Jim agrees the behavior isn’t okay but Elizabeth says it’s about how they respond to their environment. She tries to give them some ways to communicate with the house mates that won’t instigate fights.
“So I think you made some really great points with them. What we didn’t do was bust them for a sense of entitlement a sense that they should have special privileges. And they’ve done this since day one,” Elizabeth points out afterwards.
“There’s just bigger walls to break through,” Jim says.
Meanwhile, in their bedroom, Jacob tries to tell Natalie to stop the drama. He didn’t appreciate the way she handled things with Aviva. So Natalie goes to talk to Aviva.
“I am 100 percent sorry that I hit you,” Natalie says. For real, I’m not sure she did actually hit her. But it was a nice gesture.
Next thing you know, all of the other couples are in the room too and it’s a huge screaming fest.
“It was a food fight,” Spencer says “It was a donut, Reid.” Spencer is appalled that Aviva is accusing Natalie of assaulting her during the exercise. So are we all.
“Aviva is here to get a little bit more famous. And Reid is here to support her getting a little bit more famous,” Tyson says in interview.
“I want Reid and Aviva gone,” Rachel agrees.
It gets really nasty – although certainly not as physical as in past seasons – and Thinkfactory Media executive producer Adam Freeman breaks the wall to stop the fight before it escalates. And to get everybody out of Reid and Aviva’s room. That was kinda creepy.
And after all that, they have another boot camp drill to do that night. Fortunately, it’s a couples’ exercise so they’re not all together. Nothing would have been accomplished that way.

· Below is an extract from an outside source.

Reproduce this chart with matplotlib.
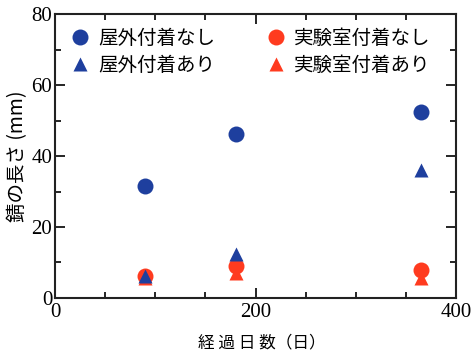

The exercise is called “Bridging the Gap” and it’s intended to help the couples determine if they’re on the same page or not as far as where their relationship is headed. Choose the right door and you meet your mate over a bridge. But if either of you chooses the wrong door, you hit a dead end and have to walk the plank into the water.
Natalie and Jacob are the first to choose doors, and they both pick correctly. She chose to be what Jacob wants her to be, and he chose to stay with her no matter what she does.
Spencer and Heidi chose doors to stay together whether or not they have children. A selfless decision but they still haven’t resolved the issue about having kids. Basically she’s willing to go without to keep Spencer, and he’s willing to suck it up, maybe, so he can have Heidi.
Syleena and Kiwane were a surprise. Syleena chooses to work less so she has more time for her family, but Kiwane chooses the wrong door.
“This ain’t good. This is definitely not good.” Kiwane says when he sees the plank and Syleena over on the bridge.
“Kiwane and Syleena are not on the same path… being selfless causes him to resent Syleena,” Elizabeth explains that he has to step up. But first he has to step off the plank.
Syleena jumps in the pond with Kiwane to show she’s there for him. Very cute but yuck. I hope that was the pool but it looked kinda like a murky pond.
Aviva and Reid chose the same path – Reid’s happy to play second fiddle in their lives. Wow, that was just depressing to watch. I wonder if anybody had warned Aviva to wear her swimmy leg.
“He chose sacrifice. He chose second place in your life,” Jim tells Aviva. She’s good with that.
“You both took a selfless path so there’s hope that you guys can meet in the middle,” Elizabeth tells them. They need to focus less on outside distractions.
Tyson and Rachel were the relationship disaster of the night. Obviously, Rachel chooses marriage. Unfortunately, Tyson chooses to keep things as they are and he gets to walk the plank.
“Now I don’t know what to think,” Rachel says. Is she kidding? Everybody else knows what to think. The guys is NEVER going to marry her.
“I’m totally disappointed. You chose the wrong door,” Rachel tells him.
“We just have different timelines,” Tyson kisses her hand. Barf.
“You’re still choosing Tyson and you’re still choosing Tyson’s way and it’s like… you don’t get it,” Rachel tells him.
“I jumped in for you” Tyson doesn’t get that he was choosing a dead end. He thinks it was an act of selflessness to choose the selfish door and then jump in the pond for her. Has anybody IQ-tested this guy? Dear God.
“Rachel and Tyson have a lot more to worry about than planning a wedding,” Jim says. Yep, I agree.
“I won’t be happy in the relationship if we can’t progress and move on,” Rachel tells him in a heated discussion after the drill and then she heads up to bed. He tries to make a joke out of it and she’s outta there. Tyson’s definitely not getting any wake-up nooky tomorrow.
Next week’s going to be crazy. Spencer gets into it with Aviva. Then they take lie detector tests. Then they get the “hall pass” for a hot night out on the town without their spouses. With this crew, the combination just can’t end up well. I’ll be watching.